> STATED TASK
Each line of the material must be returned exactly.

• • • • •

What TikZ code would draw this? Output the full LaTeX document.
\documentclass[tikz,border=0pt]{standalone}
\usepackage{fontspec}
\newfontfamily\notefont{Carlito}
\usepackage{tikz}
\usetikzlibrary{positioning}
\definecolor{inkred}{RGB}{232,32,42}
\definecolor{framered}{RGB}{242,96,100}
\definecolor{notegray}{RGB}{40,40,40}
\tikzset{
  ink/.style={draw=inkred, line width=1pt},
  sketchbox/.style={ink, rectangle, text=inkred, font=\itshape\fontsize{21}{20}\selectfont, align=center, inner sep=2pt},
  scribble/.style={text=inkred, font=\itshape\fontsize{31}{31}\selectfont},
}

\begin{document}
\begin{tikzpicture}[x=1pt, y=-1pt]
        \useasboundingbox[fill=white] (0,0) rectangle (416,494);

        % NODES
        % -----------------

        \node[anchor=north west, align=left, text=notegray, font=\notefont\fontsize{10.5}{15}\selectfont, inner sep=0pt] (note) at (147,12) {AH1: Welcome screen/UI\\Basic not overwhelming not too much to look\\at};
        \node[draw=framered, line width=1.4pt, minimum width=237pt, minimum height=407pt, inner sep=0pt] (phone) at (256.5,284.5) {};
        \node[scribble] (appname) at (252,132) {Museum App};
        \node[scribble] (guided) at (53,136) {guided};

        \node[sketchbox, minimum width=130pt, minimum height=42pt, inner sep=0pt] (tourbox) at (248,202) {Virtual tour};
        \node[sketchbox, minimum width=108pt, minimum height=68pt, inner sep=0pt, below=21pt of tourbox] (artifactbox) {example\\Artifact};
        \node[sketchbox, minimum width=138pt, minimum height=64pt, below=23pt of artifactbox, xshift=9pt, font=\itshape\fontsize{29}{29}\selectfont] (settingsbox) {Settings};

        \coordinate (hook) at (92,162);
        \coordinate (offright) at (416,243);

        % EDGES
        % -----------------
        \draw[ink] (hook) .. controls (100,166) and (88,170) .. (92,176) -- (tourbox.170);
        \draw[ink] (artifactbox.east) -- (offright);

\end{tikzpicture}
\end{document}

• • • • •

> ANSWER TO THIS EXERCISE
What TikZ code would draw this? Output the full LaTeX document.
\documentclass[tikz,border=0pt]{standalone}
\usepackage{fontspec}
\newfontfamily\notefont{Carlito}
\usepackage{tikz}
\usetikzlibrary{positioning}
\definecolor{inkred}{RGB}{232,32,42}
\definecolor{framered}{RGB}{242,96,100}
\definecolor{notegray}{RGB}{40,40,40}
\tikzset{
  ink/.style={draw=inkred, line width=1pt},
  sketchbox/.style={ink, rectangle, text=inkred, font=\itshape\fontsize{21}{20}\selectfont, align=center, inner sep=2pt},
  scribble/.style={text=inkred, font=\itshape\fontsize{31}{31}\selectfont},
}

\begin{document}
\begin{tikzpicture}[x=1pt, y=-1pt]
        \useasboundingbox[fill=white] (0,0) rectangle (416,494);

        % NODES
        % -----------------

        \node[anchor=north west, align=left, text=notegray, font=\notefont\fontsize{10.5}{15}\selectfont, inner sep=0pt] (note) at (147,12) {AH1: Welcome screen/UI\\Basic not overwhelming not too much to look\\at};
        \node[draw=framered, line width=1.4pt, minimum width=237pt, minimum height=407pt, inner sep=0pt] (phone) at (256.5,284.5) {};
        \node[scribble] (appname) at (252,132) {Museum App};
        \node[scribble] (guided) at (53,136) {guided};

        \node[sketchbox, minimum width=130pt, minimum height=42pt, inner sep=0pt] (tourbox) at (248,202) {Virtual tour};
        \node[sketchbox, minimum width=108pt, minimum height=68pt, inner sep=0pt, below=21pt of tourbox] (artifactbox) {example\\Artifact};
        \node[sketchbox, minimum width=138pt, minimum height=64pt, below=23pt of artifactbox, xshift=9pt, font=\itshape\fontsize{29}{29}\selectfont] (settingsbox) {Settings};

        \coordinate (hook) at (92,162);
        \coordinate (offright) at (416,243);

        % EDGES
        % -----------------
        \draw[ink] (hook) .. controls (100,166) and (88,170) .. (92,176) -- (tourbox.170);
        \draw[ink] (artifactbox.east) -- (offright);

\end{tikzpicture}
\end{document}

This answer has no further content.